Could be some decent water on the lee side of the islands but will be very spotty for visibility. 

I may wrong and people pull fish out of the mud off of Huron but I know it wouldn't be my 1st choice given water temps and color


----------



## idontknow316 (Mar 21, 2008)

I'm thinking the Catawba area will be less of a mess. That river is going to be pumping out massive amounts of mud. I think the Islands will be the best bet. Just my thought process.


----------



## KPI (Jun 4, 2011)

Are docks in at Catawba I was surprised they were in two weeks ago


----------



## ekriet9 (Mar 25, 2013)

I will most likely be going to the island area Hopefully we can get a good satellite picture before then but not looking promising


----------



## 34181 (May 6, 2012)

Docks are still in, went Christmas Day out of Catawba. Looks like the window is closing fast on Weds. Everytime I look the forecast for the wind increases. Thursday is looking about the same.


----------



## Jim Stedke (Dec 5, 2005)

If it's fit to fish on Wed. and someone needs a butt for a seat, I got one.


----------



## 34181 (May 6, 2012)

wow, just looked at windsurf and it has changed again, looks for the better. will have to wait til Tuesday Eve. or even Weds. morning to see for sure.


----------



## idontknow316 (Mar 21, 2008)

If I make it out Wednesday, it will likely be my last trip. I have a lot of work to do on my little puddle jumper. It's extremely dirty and my carbs need a good cleaning. As well as needing a new regulator


----------



## island troller (Nov 14, 2007)

I will be out of Catawba Wednesday if waves are permitting.


----------



## jamesbalog (Jul 6, 2011)

Thanks for the recommendation papascott. We may try Catawba instead of Huron, I may leave the boat in the driveway and winterize it as well. I'm kind of up in the air after looking closer at the next two days weather


----------



## keepinitreel (Apr 11, 2004)

As of now I will be out of Huron in the am.


----------



## Meat-Man (Mar 30, 2014)

I'm now leaning towards Catawba. Probably the last trip before winterizing. Although I've said that 3 times already this year.


----------



## Sculpin67 (Dec 11, 2007)

Planning to go out of Huron. Based on lakevision, it's hard to tell if it is chocolate milk, away from shore - it almost looks a little clearer out deep.


----------



## island troller (Nov 14, 2007)

Big time Northeastern going across the lake now, Monday. This should help make Wednesday fishing a little more challenging for us.


----------



## Jim Stedke (Dec 5, 2005)

island troller said:


> Big time Northeastern going across the lake now, Monday. This should help make Wednesday fishing a little more challenging for us.
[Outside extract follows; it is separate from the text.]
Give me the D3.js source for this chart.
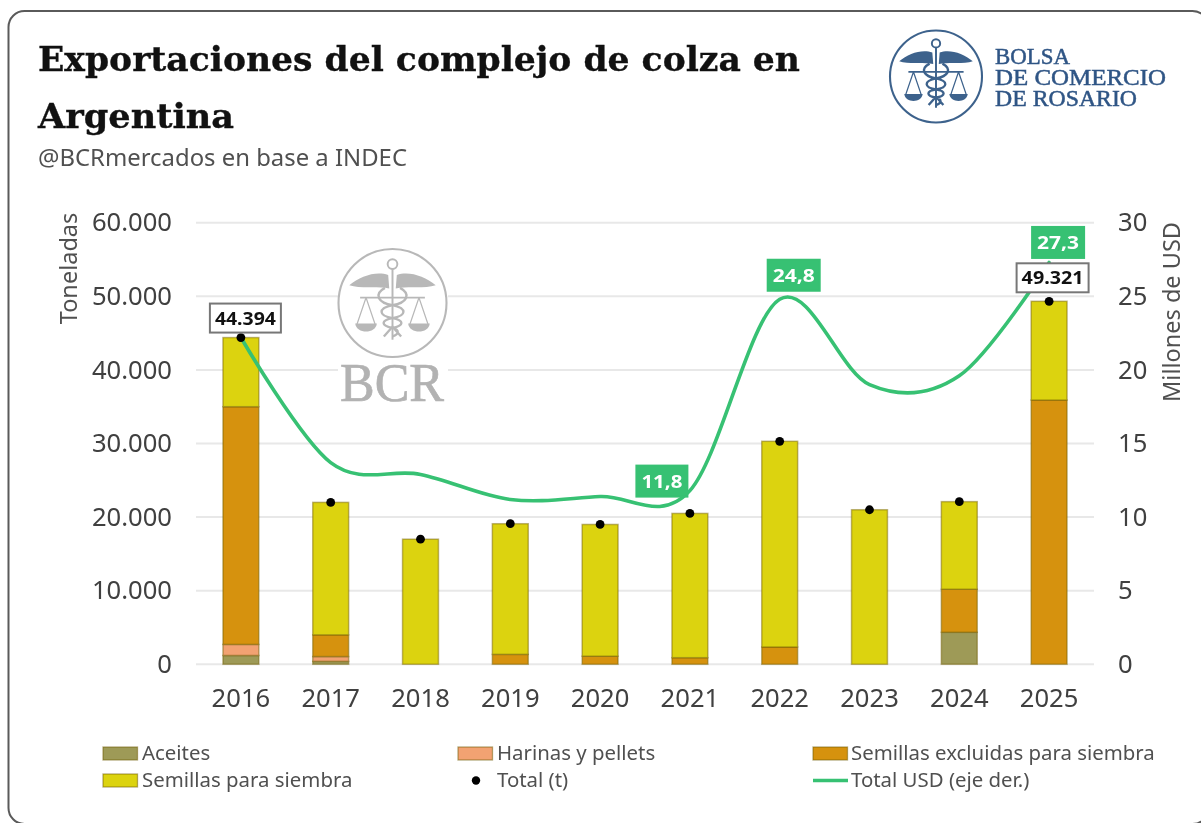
<!DOCTYPE html>
<html><head><meta charset="utf-8">
<script src="https://cdn.jsdelivr.net/npm/d3@7/dist/d3.min.js"></script>
<style>
html,body{margin:0;padding:0;background:#fff;overflow:hidden}
svg{display:block;filter:blur(0.55px)}
text{font-family:"Noto Sans",sans-serif}
</style></head><body>
<div id="chart"></div>
<script>
const years = ["2016","2017","2018","2019","2020","2021","2022","2023","2024","2025"];
const aceites = [1200,400,0,0,0,0,0,0,4350,0];
const harinas = [1500,650,0,0,0,0,0,0,0,0];
const excluidas = [32300,2950,0,1350,1100,900,2350,0,5850,35900];
const siembra = [9394,18000,17000,17750,17900,19600,27950,21000,11900,13421];
const totalT = [44394,22000,17000,19100,19000,20500,30300,21000,22100,49321];
const totalUSD = [22.2,13.7,12.9,11.2,11.4,11.8,24.8,19.0,19.6,27.3];
const leftTicks = [0,10000,20000,30000,40000,50000,60000];
const rightTicks = [0,5,10,15,20,25,30];
const seriesNames = ["Aceites","Harinas y pellets","Semillas excluidas para siembra","Semillas para siembra"];
const seriesColors = ["#9e9a57","#f2a272","#d6920e","#dcd30f"];
const fmt = v => d3.format(",")(v).replace(/,/g,".");

const W=1201,H=823;
const svg=d3.select("#chart").append("svg").attr("width",W).attr("height",H);

// card
svg.append("rect").attr("x",8.5).attr("y",11).attr("width",1200).attr("height",813).attr("rx",16)
  .attr("fill","#fff").attr("stroke","#5a5a5a").attr("stroke-width",2);

// title
const title=svg.append("g").attr("fill","#111").attr("stroke","#111").attr("stroke-width",0.35);
title.append("text").attr("x",38).attr("y",71).attr("textLength",762).attr("lengthAdjust","spacingAndGlyphs")
  .style("font-family","'DejaVu Serif',serif").style("font-weight",700).style("font-size","34px").text("Exportaciones del complejo de colza en");
title.append("text").attr("x",38).attr("y",128).attr("textLength",196).attr("lengthAdjust","spacingAndGlyphs")
  .style("font-family","'DejaVu Serif',serif").style("font-weight",700).style("font-size","34px").text("Argentina");
svg.append("text").attr("x",38).attr("y",166).attr("fill","#505050").style("font-size","23px")
  .attr("textLength",369).attr("lengthAdjust","spacingAndGlyphs").text("@BCRmercados en base a INDEC");

// scales
const x=d3.scaleBand().domain(years).range([196,1094]).paddingInner(0.6).paddingOuter(0.3);
const y=d3.scaleLinear().domain([0,60000]).range([664.3,222.7]);
const yR=d3.scaleLinear().domain([0,30]).range([664.3,222.7]);

// axes
const axL=svg.append("g").attr("transform","translate(196,0)").call(d3.axisLeft(y).tickValues(leftTicks).tickFormat(fmt).tickSize(0).tickPadding(24));
const axR=svg.append("g").attr("transform","translate(1094,0)").call(d3.axisRight(yR).tickValues(rightTicks).tickSize(0).tickPadding(24));
const axB=svg.append("g").attr("transform","translate(0,664.3)").call(d3.axisBottom(x).tickSize(0).tickPadding(25));
[axL,axR,axB].forEach(a=>{a.select(".domain").remove();a.selectAll("text").attr("fill","#404040").style("font-size","25.6px").style("font-family","'Noto Sans',sans-serif");});
axR.selectAll("text").attr("text-anchor","start");

// grid
svg.append("g").selectAll("line").data(leftTicks).join("line")
  .attr("x1",196).attr("x2",1094).attr("y1",d=>y(d)).attr("y2",d=>y(d))
  .attr("stroke","#e8e8e8").attr("stroke-width",2);

// watermark & logo
function logo(g,cx,cy,r,color,sw){
  const s=g.append("g").attr("transform",`translate(${cx},${cy}) scale(${r})`).attr("fill","none").attr("stroke",color).attr("stroke-width",sw/r);
  s.append("circle").attr("r",1).attr("fill","#fff").attr("stroke-width",1.6*sw/r);
  s.append("path").attr("fill",color).attr("stroke","none").attr("d","M-0.8,-0.33 C-0.6,-0.5 -0.3,-0.6 -0.08,-0.52 L-0.06,-0.27 C-0.3,-0.32 -0.6,-0.26 -0.8,-0.33Z M0.8,-0.33 C0.6,-0.5 0.3,-0.6 0.08,-0.52 L0.06,-0.27 C0.3,-0.32 0.6,-0.26 0.8,-0.33Z");
  s.append("circle").attr("cy",-0.72).attr("r",0.09).attr("stroke-width",1.5*sw/r);
  s.append("path").attr("stroke-width",1.5*sw/r).attr("d","M0,-0.63 L0,0.68");
  s.append("path").attr("stroke-width",1.3*sw/r).attr("d","M-0.6,-0.1 L0.6,-0.1");
  s.append("path").attr("stroke-width",1.8*sw/r).attr("d","M-0.14,-0.28 C-0.36,-0.16 -0.26,0 0,0.04 C0.28,0.1 0.26,0.24 0,0.28 C-0.22,0.32 -0.22,0.42 0,0.46 C0.14,0.5 0.12,0.58 0,0.62 M0.14,-0.28 C0.36,-0.16 0.26,0 0,0.04 C-0.28,0.1 -0.26,0.24 0,0.28 C0.22,0.32 0.22,0.42 0,0.46 M-0.16,0.62 L0,0.44 L0.16,0.62");
  [-0.49,0.49].forEach(c=>{
    s.append("path").attr("d",`M${c},-0.1 L${c-0.17},0.4 M${c},-0.1 L${c+0.17},0.4`);
    s.append("path").attr("fill",color).attr("stroke","none").attr("d",`M${c-0.2},0.38 L${c+0.2},0.38 C${c+0.18},0.58 ${c-0.18},0.58 ${c-0.2},0.38Z`);
  });
}
const wm=svg.append("g");
wm.append("rect").attr("x",338).attr("y",252).attr("width",110).attr("height",153).attr("fill","#fff");
logo(wm,392.5,303,54,"#b8b8b8",1.3);
wm.append("text").attr("x",392).attr("y",401).attr("text-anchor","middle").attr("fill","#b2b2b2").attr("stroke","#b2b2b2").attr("stroke-width",0.7)
  .style("font-family","'Liberation Serif',serif").style("font-size","54px").attr("textLength",104).attr("lengthAdjust","spacingAndGlyphs").text("BCR");
const lg=svg.append("g");
logo(lg,936,76.5,46,"#3d628c",1.3);
const logoLines=["BOLSA","DE COMERCIO","DE ROSARIO"];
const logoW=[75,171,142];
lg.selectAll("text").data(logoLines).join("text")
  .attr("x",995).attr("y",(d,i)=>63.5+i*21).attr("fill","#2f5585").attr("stroke","#2f5585").attr("stroke-width",0.5)
  .attr("textLength",(d,i)=>logoW[i]).attr("lengthAdjust","spacingAndGlyphs")
  .style("font-family","'Liberation Serif',serif").style("font-size","23.5px").text(d=>d);

// stacked bars
const rows=years.map((yr,i)=>({yr,a:aceites[i],h:harinas[i],e:excluidas[i],s:siembra[i]}));
const stacked=d3.stack().keys(["a","h","e","s"])(rows);
svg.append("g").selectAll("g").data(stacked).join("g").attr("fill",(d,i)=>seriesColors[i])
  .selectAll("rect").data(d=>d.filter(p=>p[1]>p[0])).join("rect")
  .attr("x",d=>x(d.data.yr)).attr("width",x.bandwidth())
  .attr("y",d=>y(d[1])).attr("height",d=>y(d[0])-y(d[1]))
  .attr("stroke","rgba(110,90,0,0.45)").attr("stroke-width",1.5);

// line
const lineColor="#37c173";
const line=d3.line().x((d,i)=>x(years[i])+x.bandwidth()/2).y(d=>yR(d)).curve(d3.curveCardinal.tension(0));
svg.append("path").datum(totalUSD).attr("d",line).attr("fill","none").attr("stroke",lineColor).attr("stroke-width",3.6).attr("stroke-linecap","round");

// dots
svg.append("g").selectAll("circle").data(totalT).join("circle")
  .attr("cx",(d,i)=>x(years[i])+x.bandwidth()/2).attr("cy",d=>y(d)).attr("r",4.4).attr("fill","#000");

// labels
function box(i,val,dx,dy,w,h,fill,stroke,color,text,tl){
  const cx=x(years[i])+x.bandwidth()/2+dx, cy=val+dy;
  svg.append("rect").attr("x",cx-w/2).attr("y",cy-h/2).attr("width",w).attr("height",h).attr("fill",fill).attr("stroke",stroke).attr("stroke-width",2);
  svg.append("text").attr("x",cx).attr("y",cy+6.5).attr("text-anchor","middle").attr("fill",color)
    .attr("textLength",tl).attr("lengthAdjust","spacingAndGlyphs")
    .style("font-size","18px").style("font-weight",700).text(text);
}
box(0,y(totalT[0]),4.5,-19.5,71,29,"#fff","#777","#111",fmt(totalT[0]),61);
box(9,y(totalT[9]),3.5,-23.5,72,29,"#fff","#777","#111",fmt(totalT[9]),62);
const comma=d=>String(d).replace(".",",");
box(5,yR(totalUSD[5]),-28,-9.5,51,31,lineColor,lineColor,"#fff",comma(totalUSD[5]),41);
box(6,yR(totalUSD[6]),14,-24,52,31,lineColor,lineColor,"#fff",comma(totalUSD[6]),42);
box(9,yR(totalUSD[9]),9,-20,52,31,lineColor,lineColor,"#fff",comma(totalUSD[9]),42);

// axis titles
svg.append("text").attr("transform","translate(77,268.5) rotate(-90)").attr("text-anchor","middle").attr("fill","#505050").style("font-size","23.5px").text("Toneladas");
svg.append("text").attr("transform","translate(1180,312) rotate(-90)").attr("text-anchor","middle").attr("fill","#505050").style("font-size","23.5px").text("Millones de USD");

// legend
const legendX=[103,458,813];
const legendText=[142,497,851];
const legY=[753.5,780.5];
const legItems=[
 {n:seriesNames[0],c:0,r:0,t:"bar",col:seriesColors[0]},
 {n:seriesNames[1],c:1,r:0,t:"bar",col:seriesColors[1]},
 {n:seriesNames[2],c:2,r:0,t:"bar",col:seriesColors[2]},
 {n:seriesNames[3],c:0,r:1,t:"bar",col:seriesColors[3]},
 {n:"Total (t)",c:1,r:1,t:"dot"},
 {n:"Total USD (eje der.)",c:2,r:1,t:"line"}];
const leg=svg.append("g");
legItems.forEach(d=>{
  const lx=legendX[d.c],ly=legY[d.r];
  if(d.t==="bar") leg.append("rect").attr("x",lx).attr("y",ly-6.5).attr("width",34.5).attr("height",13).attr("fill",d.col).attr("stroke","rgba(110,90,0,0.5)").attr("stroke-width",1.3);
  if(d.t==="dot") leg.append("circle").attr("cx",lx+18).attr("cy",ly).attr("r",4.2).attr("fill","#000");
  if(d.t==="line") leg.append("line").attr("x1",lx).attr("x2",lx+35).attr("y1",ly).attr("y2",ly).attr("stroke",lineColor).attr("stroke-width",3.4);
  leg.append("text").attr("x",legendText[d.c]).attr("y",ly+6.5).attr("fill","#505050").style("font-size","20.4px").text(d.n);
});
</script>
</body></html>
At least it is not pounding in straight out of the north like original prediction. And it goes SE pretty quickly. These 2 things may be a huge help.

I for 1 am not going if it's a total mess. Been there done that.


----------



## Meat-Man (Mar 30, 2014)

We just cancelled for Wednesday. Good luck to all who are going.


----------



## Jason Pelz (Mar 6, 2012)

I was reading 44.2 degrees water temp in Huron Saturday night. I'll wait for the water to clear up some and go when the bite is likely to be a little better than I expect it to be on Wednesday.


----------



## EYEFISHER2 (May 11, 2008)

We plan on going somewhere catawba/huron or something in between? Will comfirm tomorrow night! FISHON


----------



## jamesbalog (Jul 6, 2011)

We plan to go as well just unsure of where we will be launching


----------



## 34181 (May 6, 2012)

I am still planning on going, even if for a boat ride. I will be out of Catawba, docks were still in at Christmas, probably going solo. easier with docks


----------



## 74chrysler (Apr 9, 2008)

If it is fishable on Wednesday I am looking for an open seat. I will chip in for gas and help out with launching the boat.


----------



## jmob (Jun 28, 2014)

We're hoping to go out of Catawba Wednesday.


----------



## 34181 (May 6, 2012)

74chrysler check you messages.
thanks,
Dan


----------



## jcindiana (Sep 18, 2014)

What dose the river look like anyone got eyes on it .


----------



## island troller (Nov 14, 2007)

I got your number now PDnaz. Will text you if I am out. Just not sure of tomorrow's work yet.
Will be out of Catawba.


----------



## 34181 (May 6, 2012)

island troller said:


> I got your number now PDnaz. Will text you if I am out. Just not sure of tomorrow's work yet.
> Will be out of Catawba.


Sounds good, I'll do same. Not sure about trip yet.


----------



## Jim Stedke (Dec 5, 2005)

Which river Maumee, Portage, Sandusky or Huron. The Maumee is flooding and I'd guess they all are. We've had over 3"s of rain. 


jcindiana said:


> What dose the river look like anyone got eyes on it .


----------



## Igotgills2 (Apr 23, 2013)

Jim Stedke said:


> Which river Maumee, Portage, Sandusky or Huron. The Maumee is flooding and I'd guess they all are. We've had over 3"s of rain.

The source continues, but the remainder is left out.